Re: COMMENT: LAST CALL comment

>>Since there are no such field values defined by HTTP/1.0
>>(quoted-strings are either URLs or IANA parameters in HTTP/1.0),
>>there is no known parsing conflict between the two versions, and any
>>unknown parsing conflict would imply that the system is attempting
>>to pass double-quote as data and therefore outside the scope of HTTP/1.0.
>
>I don't think it is as easy is that.
>
>How about this for a parsing conflict:
>
> Content-type: application/applefile; name="\blah\"
>
>Note that the system is not passing double-quote data.

What I said also applies to backslash.  To the extent that backslash
is used in any MIME or HTTP quoted-string (almost never), it *always*
means quote the next character.  It is therefore safer to require all
implementations to handle it as such than it is to stick our heads in
the sand and hope that no HTTP application ever needs to send one as data.

>I just tried sending a response with
>
> Content-Type: application/octet-stream
> Content-Disposition: attachment; filename="\blah\"      
>
>to a Netscape 3.01, and it pops up a requester with _blah_ (the
>backquotes are transformed into underscores, presumably for security
>reasons) as the filename.

As defined by the Content-Disposition requirements for MIME.
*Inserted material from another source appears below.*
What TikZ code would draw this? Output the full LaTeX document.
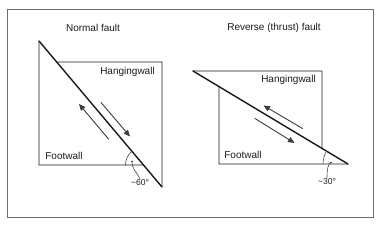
\documentclass[tikz,border=0pt]{standalone}
\usepackage{fontspec}
\setmainfont{Liberation Sans}
\usetikzlibrary{arrows.meta,calc}
\definecolor{ink}{HTML}{1A1A1A}
\definecolor{framegray}{HTML}{6E6E6E}
\tikzset{
  fault diagram/.style={
    x=1pt,
    y=-1pt,
    line cap=round,
    line join=miter
  },
  blockline/.style={
    draw=ink,
    line width=0.9pt
  },
  faultline/.style={
    draw=ink,
    line width=1.4pt
  },
  slip/.style={
    -{Triangle[length=6.5pt,width=5.5pt]},
    draw=ink!85,
    line width=0.9pt
  },
  walllabel/.style={
    font=\fontsize{10}{12}\selectfont,
    text=ink,
    inner sep=0pt
  },
  anglelabel/.style={
    font=\fontsize{8.5}{10}\selectfont,
    text=ink,
    inner sep=1pt
  },
  leader/.style={
    draw=ink!80,
    line width=0.6pt
  }
}

\begin{document}
\begin{tikzpicture}[fault diagram]
\useasboundingbox (0,0) rectangle (380,229);
\draw[framegray, line width=0.9pt] (7,9) rectangle (373,217);

% normal fault
\node[walllabel] (ntitle) at (93,28) {Normal fault};
\coordinate (ntop) at (39,41);
\coordinate (nbot) at (162,187);
\coordinate (nhw) at ($(ntop)!0.1438!(nbot)$);
\coordinate (nfw) at ($(ntop)!0.8493!(nbot)$);
\draw[blockline] (ntop) -- (39,165) -- (nfw);
\draw[blockline] (nhw) -- (162,62) -- (nbot);
\draw[faultline] (ntop) -- (nbot);
\node[walllabel] (nhang) at (127.5,72) {Hangingwall};
\node[walllabel] (nfoot) at (64,156) {Footwall};
\coordinate (nfwtail) at (108.5,139);
\coordinate (nfwtip) at (79,104);
\coordinate (nhwtail) at (101,102.5);
\coordinate (nhwtip) at (130,136.5);
\draw[slip] (nfwtail) -- (nfwtip);
\draw[slip] (nhwtail) -- (nhwtip);
\draw[leader] ($(nfw)+(-18,0)$) arc[start angle=180, end angle=230, radius=18];
\coordinate (ndot) at (132,161.5);
\fill[ink] (ndot) circle[radius=0.9];
\node[anglelabel] (nangle) at (140,183) {\textasciitilde60°};
\draw[leader] (ndot) .. controls (132,169) and (136,171) .. (nangle.north);

% reverse fault
\node[walllabel] (rtitle) at (274,28) {Reverse (thrust) fault};
\coordinate (rtop) at (193,71);
\coordinate (rbot) at (348,164);
\coordinate (rhw) at ($(rtop)!0.832!(rbot)$);
\coordinate (rfw) at ($(rtop)!0.1677!(rbot)$);
\draw[blockline] (rtop) -- (322,71) -- (rhw);
\draw[blockline] (rfw) -- (219,164) -- (rbot);
\draw[faultline] (rtop) -- (rbot);
\node[walllabel] (rhang) at (288.5,80) {Hangingwall};
\node[walllabel] (rfoot) at (243,155) {Footwall};
\coordinate (rhwtail) at (302.5,128.5);
\coordinate (rhwtip) at (263.5,105.5);
\coordinate (rfwtail) at (255,118.5);
\coordinate (rfwtip) at (294.5,143);
\draw[slip] (rhwtail) -- (rhwtip);
\draw[slip] (rfwtail) -- (rfwtip);
\draw[leader] ($(rbot)+(-25,0)$) arc[start angle=180, end angle=211, radius=25];
\coordinate (rdot) at (331,162.5);
\fill[ink] (rdot) circle[radius=0.9];
\node[anglelabel] (rangle) at (327,182) {\textasciitilde30°};
\draw[leader] (rdot) .. controls (328,164) and (327,169) .. (rangle.north);
\end{tikzpicture}
\end{document}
>>The simple fact of the matter is that there was no defined way for new
>>fields containing quoted-strings to include the double-quote within the
>>data content of that string.  I needed to define one or disallow
>>double-quote in all supposedly-opaque strings.
>
>I think this issue needs very careful consideration before we can
>proceed.  If we go for double-quotes, I think that we at least need to
>put some large warnings about the change in quoting style in the spec.

Koen, that change received VERY careful consideration two years ago and
IS ALREADY a requirement of HTTP/1.1.  The only problem is that the BNF
is wrong and contradicts the text, and it is the BNF that will change.

>Maybe the easiest way out is to define two types of quoted-string, one
>1.0 style and one 1.1 style, and to use the 1.1 style one only in new
>1.1 headers.

It is irresponsible to complicate header field parsing when no problem
exists to require those complications.  Backwards compatibility hacks
exist to circumvent known problems, not imagined ones.